Avrupa'da başarılı olmak için önce iyi kadro kuracaksın. Sonra takım uyumunu yakalayacaksın. En önemlisi ayakta kalmasını becereceksin. Günümüz futbolunda fizik güç ve dayanılıklık ön planda geliyor.
Mesleğimizin duayenlerinden Şansal Büyüka, 'Ağlamayı bırakın' başlığı altında kısa ama öz analiz yapmış. Şansal ağabey, "Bizim büyükler hakemler tarafından elbebek, gülbebek büyütülüyor. Bu yüzden sertliğe dayanamıyorlar. Oysa Avrupalı sert oynuyor, kurallar doğrultusunda topa da rakibe de sert giriyor" diye yazmış.

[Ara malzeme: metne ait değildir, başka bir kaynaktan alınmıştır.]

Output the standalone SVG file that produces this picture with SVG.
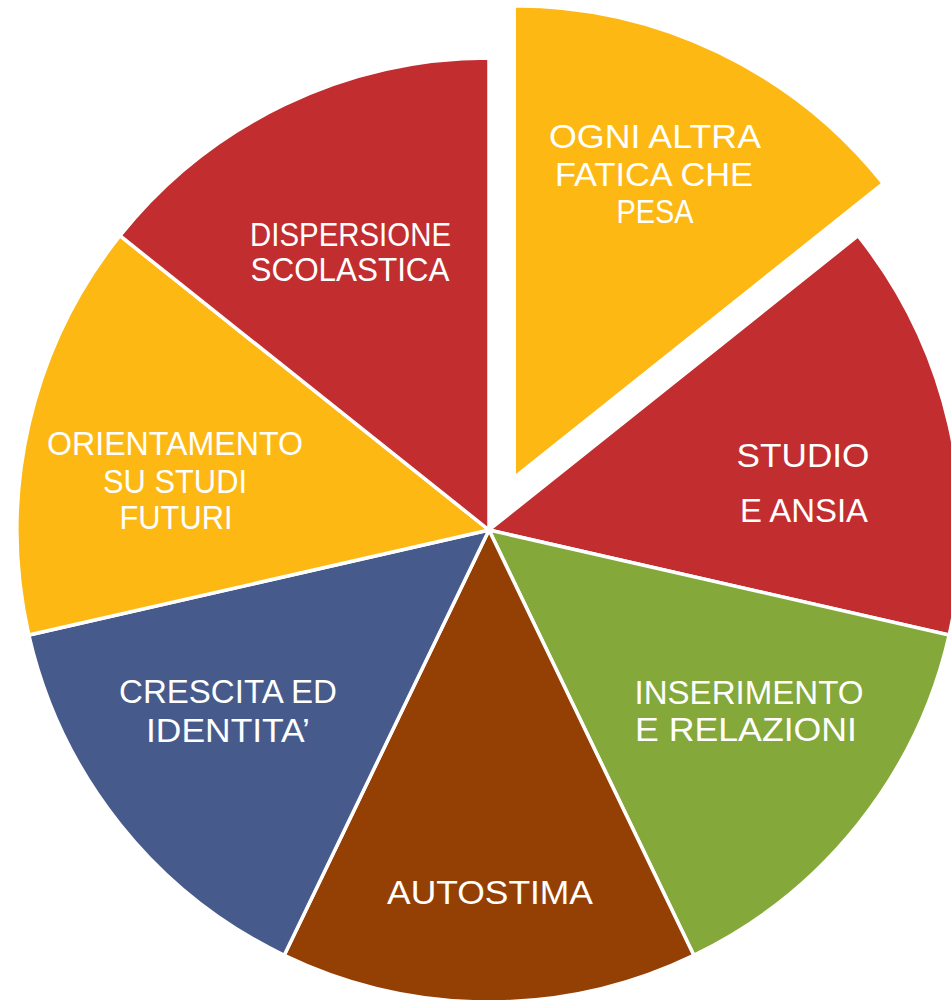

Beşiktaş, Marsilya ve Porto maçları sonunda rakiplerin sertliğinden yakındı. Rico'nun yan bağları esnedi, Bobo'nun kaburgası kırıldı, Nobre'nin kaşı yarıldı. F.Bahçe, Şampiyonlar Ligi'nin en çok faul yapan takımı. Yani oyunu kurallarına göre oynayacaksın. Sertliği de kurallara göre yapacaksın.
G.Saray UEFA Şampiyonu oluncaya kadar oynadığı tüm maçlarda ayakta duramıyordu. Rakiplerinin sert futbolu bazı oyuncuların sinirlerini bozuyor ve kolay kart görmelerinine neden oluyordu. G.Saray bu dayakları yiyerek dayak atmasını öğrendikten sonra Avrupa'lı takımları dize getirdi. Bunu başarmanın yolu, öncelikle futbolun profesyonel sertliğini öğreneceksin. Her oyuncu eşleşeceği rakip oyuncuyu daha iyi tanımak için özel araştırmalar yapacak. Rakibe nasıl gireceğini, rakibinin nasıl girdiğini beynine kazıyacak. Topa çıkarken vücudunu nasıl kullanması gerektiğini bilecek. Bunların hepsi özel çalışmalarla ve bireysel antrenmanla kazanılır.
Son söz hakemlere; Avrupa'da maç yönetirken çaldıkları düdüklerin sesini Türkiye'ye döndüklerinde kısmayacaklar.